Copy every line of the data that includes the string "this".

§ **Extracted information**
= = = = = = =

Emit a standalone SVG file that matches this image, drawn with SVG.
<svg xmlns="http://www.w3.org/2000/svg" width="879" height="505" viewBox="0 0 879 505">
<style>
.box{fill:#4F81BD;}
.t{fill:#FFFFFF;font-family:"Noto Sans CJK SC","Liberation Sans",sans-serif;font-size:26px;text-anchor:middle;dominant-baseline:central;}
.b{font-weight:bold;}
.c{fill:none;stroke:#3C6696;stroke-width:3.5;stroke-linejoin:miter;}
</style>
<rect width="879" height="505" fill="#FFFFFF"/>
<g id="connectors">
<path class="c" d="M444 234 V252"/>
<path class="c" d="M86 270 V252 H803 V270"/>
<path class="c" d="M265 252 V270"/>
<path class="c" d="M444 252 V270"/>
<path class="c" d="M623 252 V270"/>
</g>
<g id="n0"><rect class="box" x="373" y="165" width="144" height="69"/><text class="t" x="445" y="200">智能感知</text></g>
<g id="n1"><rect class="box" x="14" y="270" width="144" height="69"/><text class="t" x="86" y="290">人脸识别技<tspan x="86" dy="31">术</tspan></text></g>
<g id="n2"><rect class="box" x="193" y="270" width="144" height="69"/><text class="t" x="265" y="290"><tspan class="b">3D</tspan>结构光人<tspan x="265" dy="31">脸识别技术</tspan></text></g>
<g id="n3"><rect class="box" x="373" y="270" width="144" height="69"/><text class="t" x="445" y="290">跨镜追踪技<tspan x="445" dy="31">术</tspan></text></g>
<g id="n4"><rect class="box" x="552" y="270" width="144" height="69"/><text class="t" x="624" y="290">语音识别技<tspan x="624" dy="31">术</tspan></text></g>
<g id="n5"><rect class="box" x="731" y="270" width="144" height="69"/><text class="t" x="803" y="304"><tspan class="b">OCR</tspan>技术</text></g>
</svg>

= = = = = = =

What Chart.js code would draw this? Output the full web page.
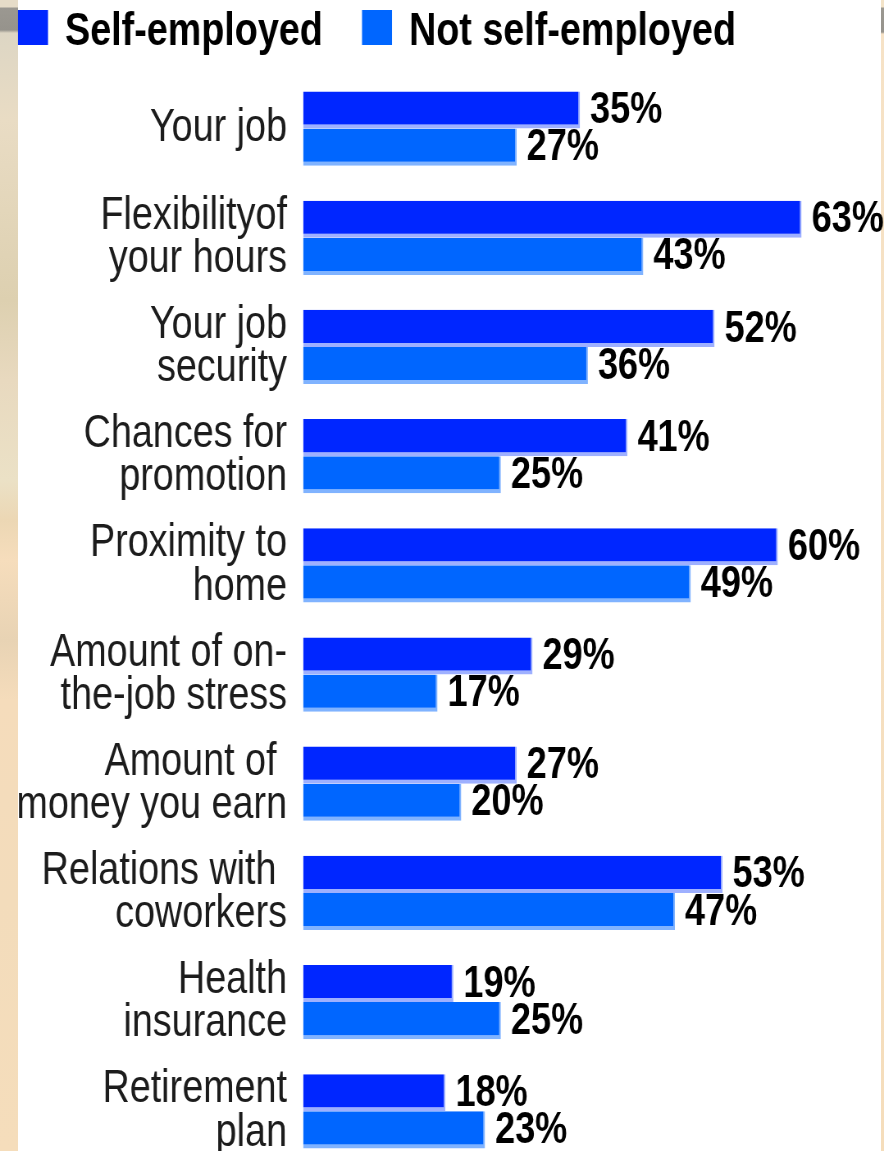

= = = = = = =

§ **Exercise solution**
Emit a standalone SVG file that matches this image, drawn with SVG.
What Chart.js code would draw this? Output the full web page.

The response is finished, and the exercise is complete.